WHAT YOU SHOULD DO – Read through the data and count the lines that contain the string "this"; give only the result.

Entries with chart source code:

## Start

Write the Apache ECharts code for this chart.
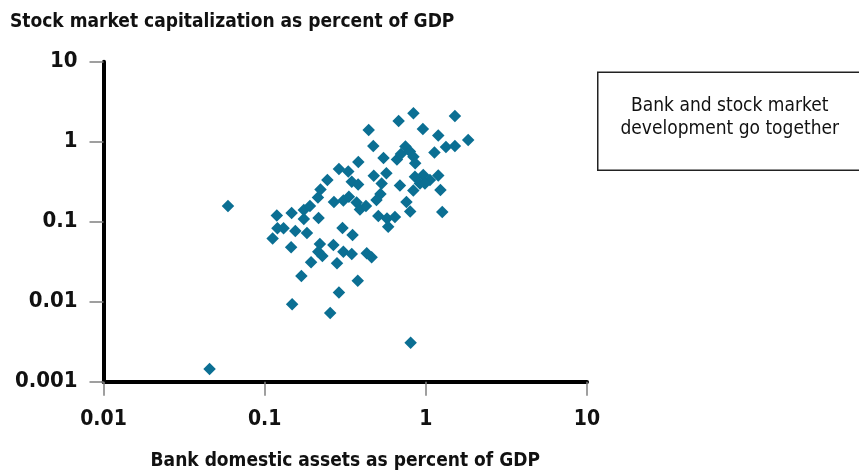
<!DOCTYPE html>
<html>
<head>
<meta charset="utf-8">
<script src="https://cdn.jsdelivr.net/npm/echarts@6/dist/echarts.min.js"></script>
<style>
  html, body { margin: 0; padding: 0; background: #fff; }
  #chart { width: 859px; height: 470px; }
</style>
</head>
<body>
<div id="chart"></div>
<script>
// Bank domestic assets (share of GDP) per country
const bankAssets = [
  0.0455, 0.0592, 0.112, 0.119, 0.120, 0.131, 0.147, 0.146, 0.148, 0.155,
  0.169, 0.175, 0.191, 0.175, 0.183, 0.194, 0.214, 0.216, 0.220, 0.215,
  0.228, 0.222, 0.245, 0.255, 0.267, 0.269, 0.281, 0.289, 0.289, 0.304,
  0.308, 0.308, 0.330, 0.333, 0.347, 0.347, 0.351, 0.372, 0.381, 0.380,
  0.390, 0.425, 0.378, 0.430, 0.442, 0.461, 0.472, 0.475, 0.507, 0.523,
  0.494, 0.532, 0.546, 0.569, 0.574, 0.643, 0.584, 0.662, 0.701, 0.678,
  0.691, 0.747, 0.797, 0.838, 0.859, 0.758, 0.800, 0.805, 0.838, 0.836,
  0.856, 0.964, 1.060, 1.194, 0.919, 0.987, 0.959, 1.131, 1.194, 1.232,
  1.264, 1.333, 1.515, 1.515, 1.832
];
// Stock market capitalization (share of GDP) for the same countries
const stockCap = [
  0.00144, 0.157, 0.0617, 0.1195, 0.0827, 0.0827, 0.1285, 0.0479, 0.00928, 0.0765,
  0.0210, 0.140, 0.157, 0.108, 0.0722, 0.0311, 0.2007, 0.111, 0.0526, 0.0422,
  0.0373, 0.2527, 0.332, 0.00722, 0.0511, 0.176, 0.0302, 0.456, 0.01303, 0.0834,
  0.184, 0.0422, 0.424, 0.2054, 0.316, 0.0395, 0.0682, 0.1738, 0.557, 0.2917,
  0.142, 0.157, 0.0183, 0.0403, 1.40, 0.0359, 0.883, 0.375, 0.1178, 0.222,
  0.1866, 0.300, 0.626, 0.4027, 0.1096, 0.1145, 0.0866, 0.599, 0.702, 1.814,
  0.2835, 0.871, 0.754, 0.649, 0.537, 0.176, 0.134, 0.00307, 2.265, 0.2455,
  0.365, 0.383, 0.332, 0.378, 0.300, 0.300, 1.441, 0.733, 1.195, 0.249,
  0.132, 0.859, 0.883, 2.096, 1.05
];
// Tick labels, one per power of ten
const xTickLabels = ['0.01', '0.1', '1', '10'];
const yTickLabels = ['0.001', '0.01', '0.1', '1', '10'];

const FONT = '"Liberation Sans Narrow", "DejaVu Sans Condensed", "Liberation Sans", Arial, sans-serif';

function decadeLabel(labels, firstExp) {
  return function (v) {
    const e = Math.round(Math.log10(v));
    return labels[e - firstExp] !== undefined ? labels[e - firstExp] : '';
  };
}

const points = bankAssets.map((x, i) => [x, stockCap[i]]);

const chart = echarts.init(document.getElementById('chart'), null, { renderer: 'canvas' });
chart.setOption({
  animation: false,
  backgroundColor: '#ffffff',
  title: {
    text: 'Stock market capitalization as percent of GDP',
    left: 5,
    top: 8,
    textStyle: { fontFamily: FONT, fontSize: 19, fontWeight: 'bold', color: '#111' }
  },
  grid: {
    left: 103.5, right: 272, top: 61.7, bottom: 88.3,
    containLabel: false,
    outerBoundsMode: 'none'
  },
  xAxis: {
    type: 'log',
    logBase: 10,
    min: 0.01,
    max: 10,
    splitNumber: 3,
    name: 'Bank domestic assets as percent of GDP',
    nameLocation: 'middle',
    nameGap: 70,
    nameTextStyle: { fontFamily: FONT, fontSize: 19, fontWeight: 'bold', color: '#111' },
    axisLine: { show: true, lineStyle: { color: '#000', width: 4 } },
    axisTick: { show: true, length: 14, lineStyle: { color: '#808080', width: 1.5 } },
    axisLabel: {
      margin: 27,
      fontFamily: FONT, fontSize: 21, fontWeight: 'bold', color: '#111',
      formatter: decadeLabel(xTickLabels, -2)
    },
    splitLine: { show: false },
    minorTick: { show: false }
  },
  yAxis: {
    type: 'log',
    logBase: 10,
    min: 0.001,
    max: 10,
    splitNumber: 4,
    axisLine: { show: true, onZero: false, lineStyle: { color: '#000', width: 4 } },
    axisTick: { show: true, length: 14, lineStyle: { color: '#808080', width: 1.5 } },
    axisLabel: {
      margin: 26,
      fontFamily: FONT, fontSize: 22, fontWeight: 'bold', color: '#111',
      formatter: decadeLabel(yTickLabels, -3)
    },
    splitLine: { show: false }
  },
  series: [{
    type: 'scatter',
    data: points,
    symbol: 'diamond',
    symbolSize: 12.5,
    itemStyle: { color: '#0b6f93', opacity: 1 }
  }],
  graphic: [{
    type: 'group',
    left: 597,
    top: 71.5,
    children: [
      {
        type: 'rect',
        shape: { x: 0, y: 0, width: 330, height: 98 },
        style: { fill: '#fff', stroke: '#222', lineWidth: 1.5 }
      },
      {
        type: 'text',
        x: 132,
        y: 45,
        style: {
          text: 'Bank and stock market\ndevelopment go together',
          fontFamily: FONT,
          fontSize: 19,
          lineHeight: 23,
          fill: '#111',
          align: 'center',
          verticalAlign: 'middle'
        }
      }
    ]
  }]
});
</script>
</body>
</html>
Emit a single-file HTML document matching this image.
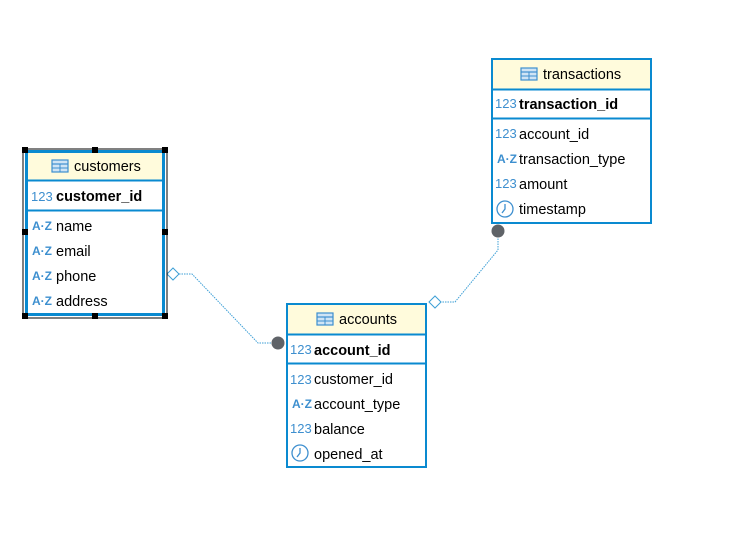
<!DOCTYPE html>
<html><head><meta charset="utf-8"><style>
body{margin:0;background:#fff;width:743px;height:538px;overflow:hidden}
svg{display:block;font-family:"Liberation Sans",sans-serif}
.t{font-size:14.5px;fill:#000}
.b{font-size:14.5px;font-weight:bold;fill:#000}
.i{font-size:13px;fill:#3d8fcf}
.az{font-size:12px;fill:#3d8fcf;font-weight:bold}
</style></head><body>
<svg width="743" height="538" viewBox="0 0 743 538">
<defs>
<g id="tbl"><rect x="0" y="0" width="16" height="12" fill="#cfe4f5" stroke="#3d8fcf" stroke-width="1.2"/><line x1="0" y1="4" x2="16" y2="4" stroke="#3d8fcf" stroke-width="1.2"/><line x1="0" y1="8" x2="16" y2="8" stroke="#3d8fcf" stroke-width="1"/><line x1="8" y1="4" x2="8" y2="12" stroke="#3d8fcf" stroke-width="1"/></g>
<g id="clk"><circle cx="8" cy="0" r="8" fill="none" stroke="#3d8fcf" stroke-width="1.3"/><polyline points="8,-5 8,0 5,4" fill="none" stroke="#3d8fcf" stroke-width="1.3"/></g>
</defs>

<polyline points="179,274 192,274 258,343 272,343" fill="none" stroke="#3d9fd6" stroke-width="1" stroke-dasharray="1.5,1"/>
<polygon points="167,274 173,268 179,274 173,280" fill="#fff" stroke="#3d9fd6" stroke-width="1"/>
<circle cx="278" cy="343" r="6.5" fill="#5f6368"/>
<polyline points="498,236 498,250 455,302 441,302" fill="none" stroke="#3d9fd6" stroke-width="1" stroke-dasharray="1.5,1"/>
<polygon points="429,302 435,296 441,302 435,308" fill="#fff" stroke="#3d9fd6" stroke-width="1"/>
<circle cx="498" cy="231" r="6.5" fill="#5f6368"/>

<rect x="23" y="149" width="144" height="169" fill="none" stroke="#000" stroke-width="1"/>
<rect x="26.5" y="151.5" width="137" height="163" fill="#fff" stroke="#0a8ad0" stroke-width="3"/>
<rect x="28" y="153" width="134" height="27" fill="#fffbdc"/>
<line x1="26" y1="180.5" x2="164" y2="180.5" stroke="#0a8ad0" stroke-width="2"/>
<line x1="26" y1="210.5" x2="164" y2="210.5" stroke="#0a8ad0" stroke-width="2"/>
<use href="#tbl" x="52" y="160"/>
<text class="t" x="74" y="171">customers</text>
<text class="i" x="31" y="201">123</text><text class="b" x="56" y="201">customer_id</text>
<text class="az" x="32" y="230">A·Z</text><text class="t" x="56" y="231">name</text>
<text class="az" x="32" y="255">A·Z</text><text class="t" x="56" y="256">email</text>
<text class="az" x="32" y="280">A·Z</text><text class="t" x="56" y="281">phone</text>
<text class="az" x="32" y="305">A·Z</text><text class="t" x="56" y="306">address</text>
<g fill="#000">
<rect x="22" y="147" width="6" height="6"/><rect x="92" y="147" width="6" height="6"/><rect x="162" y="147" width="6" height="6"/>
<rect x="22" y="229" width="6" height="6"/><rect x="162" y="229" width="6" height="6"/>
<rect x="22" y="313" width="6" height="6"/><rect x="92" y="313" width="6" height="6"/><rect x="162" y="313" width="6" height="6"/>
</g>

<rect x="287" y="304" width="139" height="163" fill="#fff" stroke="#0a8ad0" stroke-width="2"/>
<rect x="288" y="305" width="137" height="29" fill="#fffbdc"/>
<line x1="287" y1="334.5" x2="426" y2="334.5" stroke="#0a8ad0" stroke-width="2"/>
<line x1="287" y1="363.5" x2="426" y2="363.5" stroke="#0a8ad0" stroke-width="2"/>
<use href="#tbl" x="317" y="313"/>
<text class="t" x="339" y="324">accounts</text>
<text class="i" x="290" y="354">123</text><text class="b" x="314" y="355">account_id</text>
<text class="i" x="290" y="384">123</text><text class="t" x="314" y="384">customer_id</text>
<text class="az" x="292" y="408">A·Z</text><text class="t" x="314" y="409">account_type</text>
<text class="i" x="290" y="433">123</text><text class="t" x="314" y="434">balance</text>
<use href="#clk" x="292" y="453"/><text class="t" x="314" y="459">opened_at</text>

<rect x="492" y="59" width="159" height="164" fill="#fff" stroke="#0a8ad0" stroke-width="2"/>
<rect x="493" y="60" width="157" height="29" fill="#fffbdc"/>
<line x1="492" y1="89.5" x2="651" y2="89.5" stroke="#0a8ad0" stroke-width="2"/>
<line x1="492" y1="118.5" x2="651" y2="118.5" stroke="#0a8ad0" stroke-width="2"/>
<use href="#tbl" x="521" y="68"/>
<text class="t" x="543" y="79">transactions</text>
<text class="i" x="495" y="108">123</text><text class="b" x="519" y="109">transaction_id</text>
<text class="i" x="495" y="138">123</text><text class="t" x="519" y="139">account_id</text>
<text class="az" x="497" y="163">A·Z</text><text class="t" x="519" y="164">transaction_type</text>
<text class="i" x="495" y="188">123</text><text class="t" x="519" y="189">amount</text>
<use href="#clk" x="497" y="209"/><text class="t" x="519" y="214">timestamp</text>
</svg>
</body></html>
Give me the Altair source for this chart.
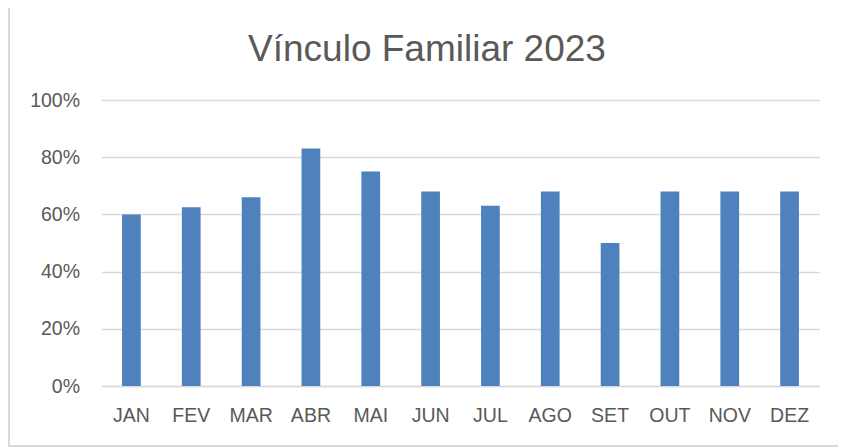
import altair as alt
import pandas as pd

titulo = "Vínculo Familiar 2023"
meses = ["JAN", "FEV", "MAR", "ABR", "MAI", "JUN", "JUL", "AGO", "SET", "OUT", "NOV", "DEZ"]
valores = [0.60, 0.625, 0.66, 0.83, 0.75, 0.68, 0.63, 0.68, 0.50, 0.68, 0.68, 0.68]
ticks_y = [0, 0.2, 0.4, 0.6, 0.8, 1.0]

df = pd.DataFrame({"mes": meses, "valor": valores})

FONT = "Liberation Sans"
GREY = "#595959"
GRID = "#d9d9d9"

bars = alt.Chart(df).mark_bar(color="#4F81BD").encode(
    x=alt.X(
        "mes:N",
        sort=meses,
        scale=alt.Scale(paddingInner=0.687, paddingOuter=0.3435),
        axis=alt.Axis(
            title=None, labelAngle=0, domainColor=GRID, domainWidth=1.5,
            ticks=False, labelFont=FONT, labelFontSize=19.5, labelColor=GREY,
            labelPadding=20,
        ),
    ),
    y=alt.Y(
        "valor:Q",
        scale=alt.Scale(domain=[0, 1]),
        axis=alt.Axis(
            title=None, format=".0%", values=ticks_y, domain=False, ticks=False,
            gridColor=GRID, gridWidth=1.5, labelFont=FONT, labelFontSize=19.5,
            labelColor=GREY, labelPadding=22,
        ),
    ),
)

title_df = pd.DataFrame({"t": [titulo]})
title = alt.Chart(title_df).mark_text(
    font=FONT, fontSize=37, color=GREY, align="center", baseline="alphabetic"
).encode(x=alt.value(325.5), y=alt.value(-39), text="t:N")

border_df = pd.DataFrame({"k": [1]})
left_border = alt.Chart(border_df).mark_rule(color=GRID, strokeWidth=2).encode(
    x=alt.value(-92.5), y=alt.value(-92), y2=alt.value(346)
)
bottom_border = alt.Chart(border_df).mark_rule(color=GRID, strokeWidth=2).encode(
    x=alt.value(-93.5), x2=alt.value(737), y=alt.value(346)
)

chart = alt.layer(bars, title, left_border, bottom_border).properties(
    width=718,
    height=286,
    autosize=alt.AutoSizeParams(type="none"),
    padding={"left": 93.5, "top": 92, "right": 18.5, "bottom": 62},
).configure_view(stroke=None)

chart.save("out.html", embed_options={"renderer": "svg", "actions": False})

## End

SOLUTION – 3